Absurdly Driven looks at the world of business with a skeptical eye and a firmly rooted tongue in cheek. 

The headlines were menacing. 

They seemed to tell of a dirty little secret, one that many fast food joints had shared.

22 out of 25 had been deemed unacceptable. They got an F-grade.

Only Shake Shack, BurgerFi and Wendy’s passed. (And Wendy’s only just.)

The rest, said the collaborative Chain Reaction report — from the Center for Food Safety, Consumer Reports, Food Animal Concerns Trust, U.S. PIRG Education Fund, Friends of the Earth, and Natural Resources Defense Council — were a disgrace.

What was their sin? Serving beef raised with the routine use of antibiotics.

Surely, you might think, antibiotics are good for you. At least, if you have a sinus infection. 

But no. As the Center for Food Safety told me:

Public health experts warn that the widespread use of antibiotics for meat production is rendering these medications less effective by contributing to the creation and spread of drug-resistant bacteria, sometimes known as superbugs.

No one wants a superbug, save for the few people on reality shows who appear to enjoy eating them.
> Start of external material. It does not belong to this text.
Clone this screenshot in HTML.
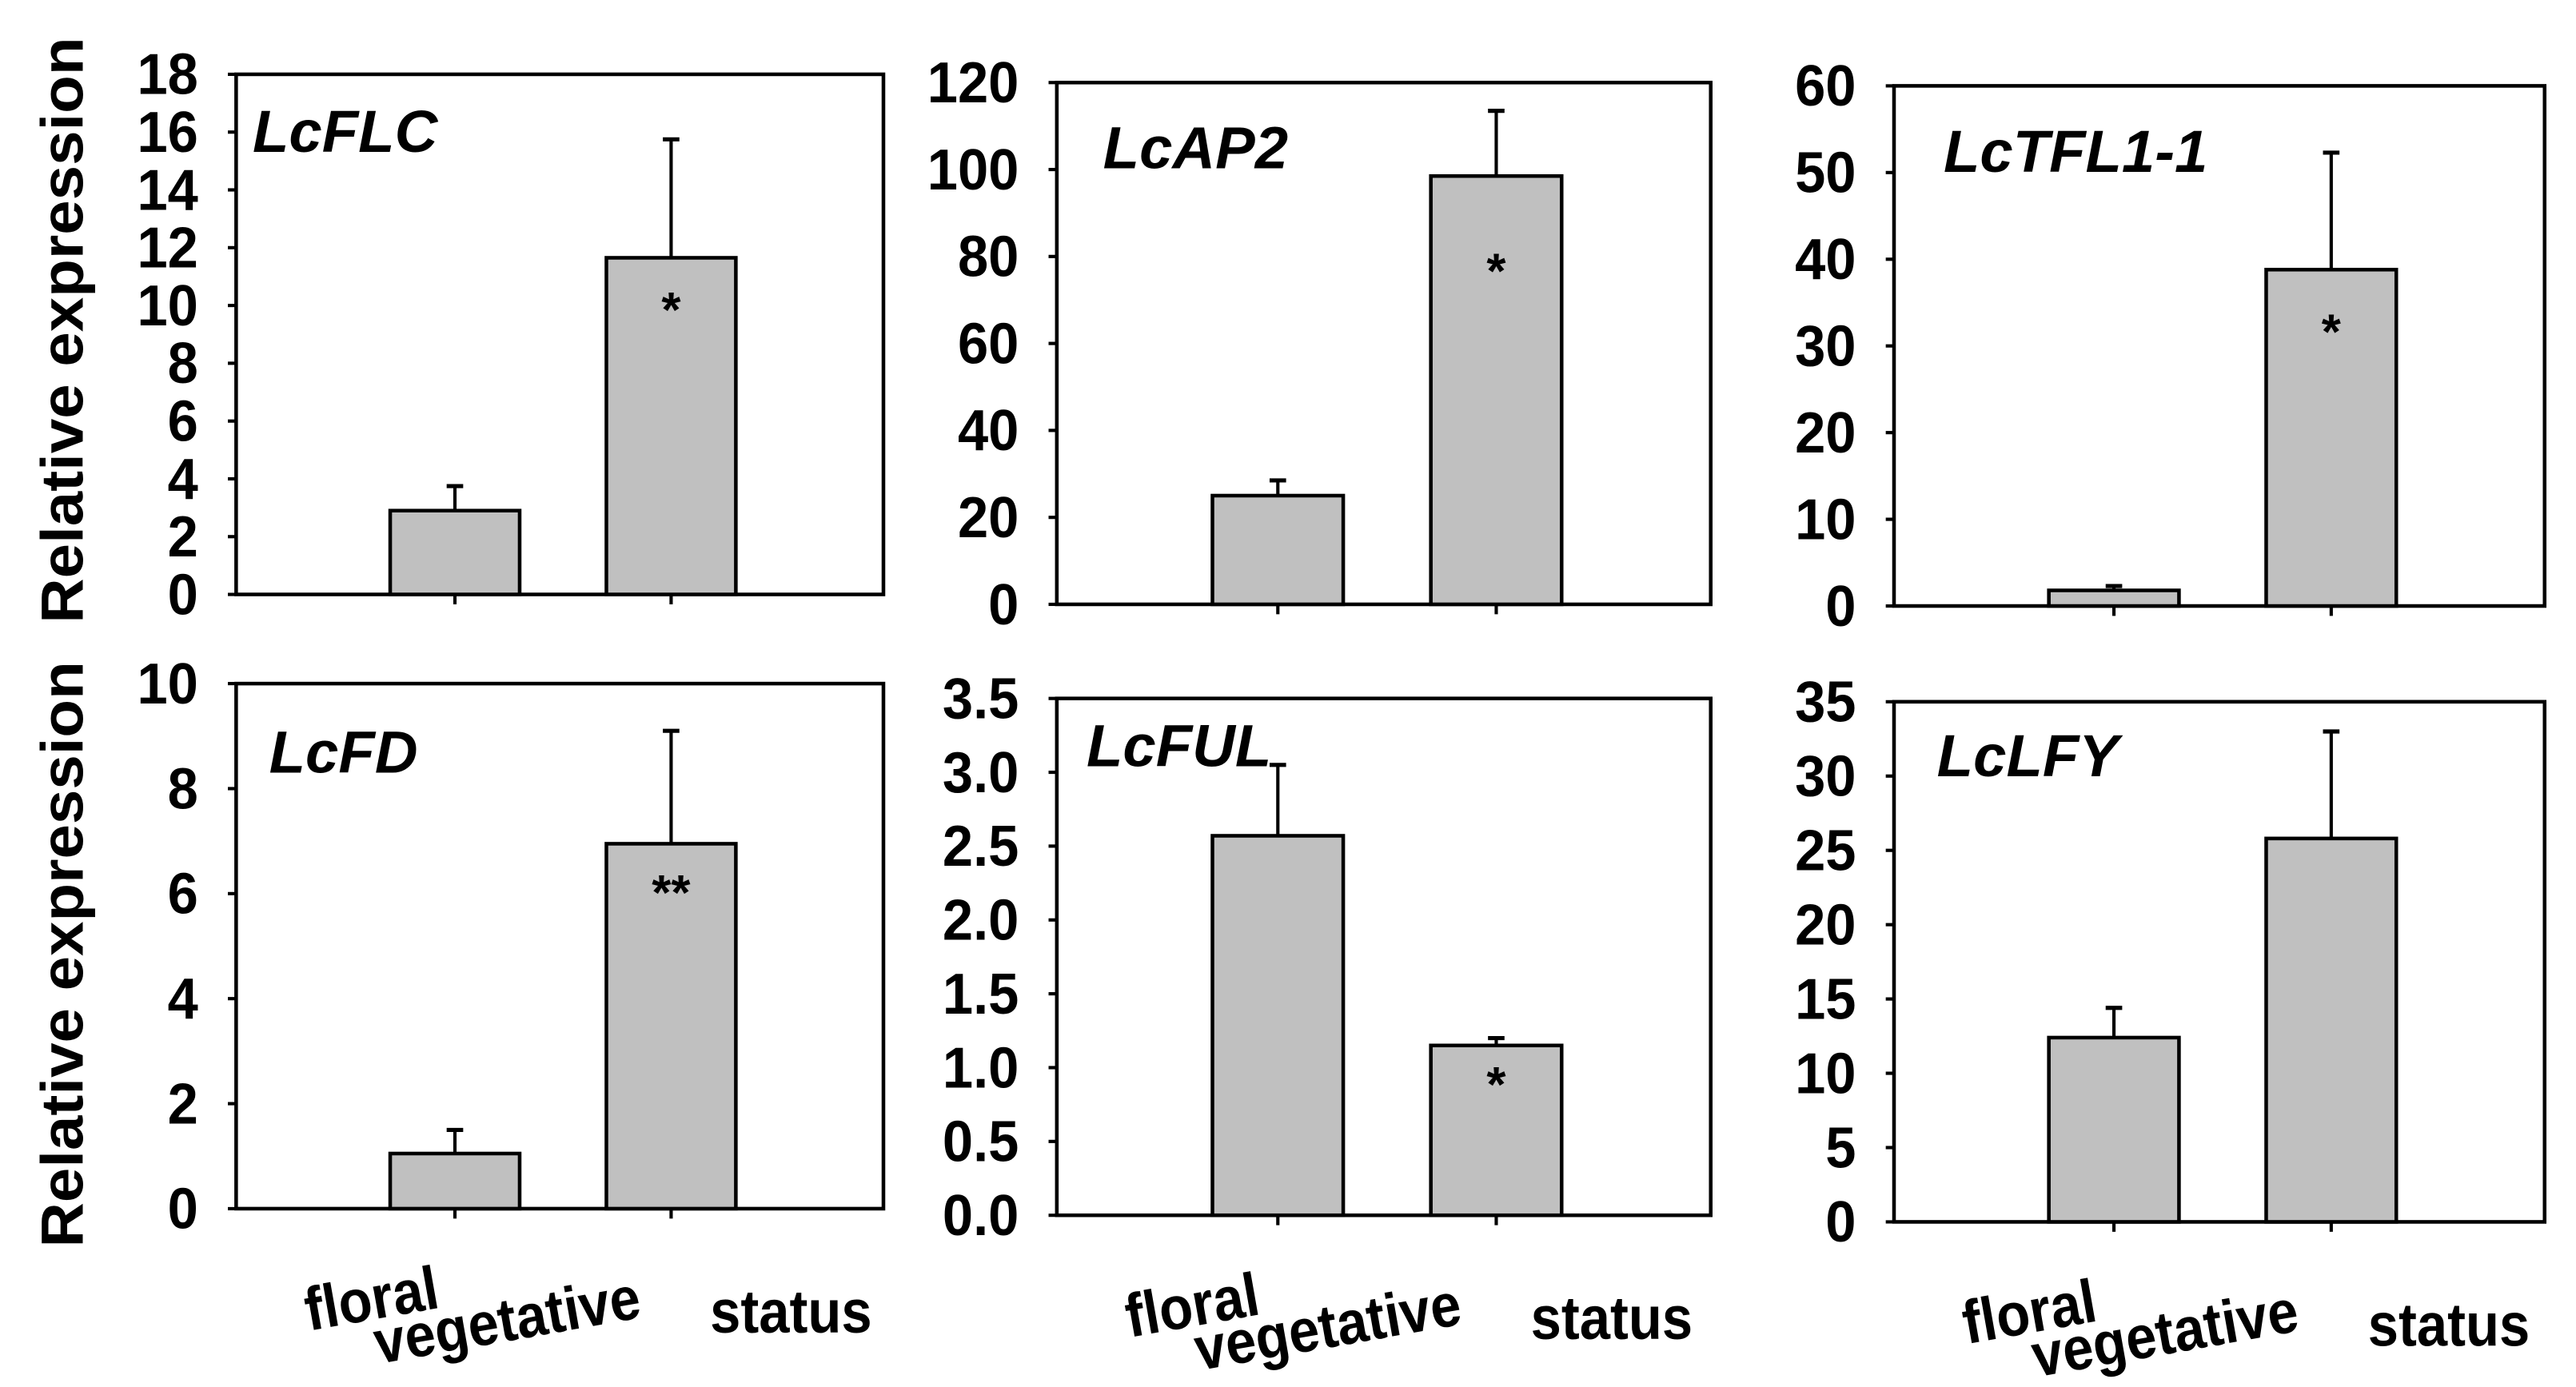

Still, McDonald’s is the biggest name criticized in this report. It was the name most used in headlines, such as: Chain Reaction antibiotics report fails 22 of 25 burger chains, including McDonald’s.

So I thought I’d ask the burger chain whether its feelings were hurt at being failed so publicly.

A McDonald’s spokeswoman didn’t sound amused. She told me: 

Preserving the effectiveness of antibiotics for future generations is highly important to McDonald’s. In 2016, McDonald’s fully implemented its pledge to no longer serve chicken treated with antibiotics important to human medicine in its US restaurants, which led to the 2018 implementation of an antibiotic use policy for broiler chicken in markets around the globe.

So you see, McDonald’s isn’t unaware of its social responsibilities.

Where’s the beef, McDonald’s? The spokeswoman again: 

McDonald’s is currently finalizing a global antibiotics policy for beef, to be announced before the end of 2018.

Why did it take so long? Isn’t it painful that Wendy’s is above you, even if the witty-Twittering chain only scored a D-?

McDonald’s final words were these:

Our ‘Global Vision for Antibiotic Stewardship in Food Animals’ provides guidance for the development of policies, and utilizes antibiotic categorization established by the World Health Organization. 

Look, McDonald’s seems to cry, we’re working with the WHO. What more do you want?

McDonald’s has much going on in just about every aspect of its business. It’s a cumbersome organization that’s desperately fighting more nimble and more modern competitors.

So now it bristles at accusations of being unhealthy.

Now, about all the calories in those fries.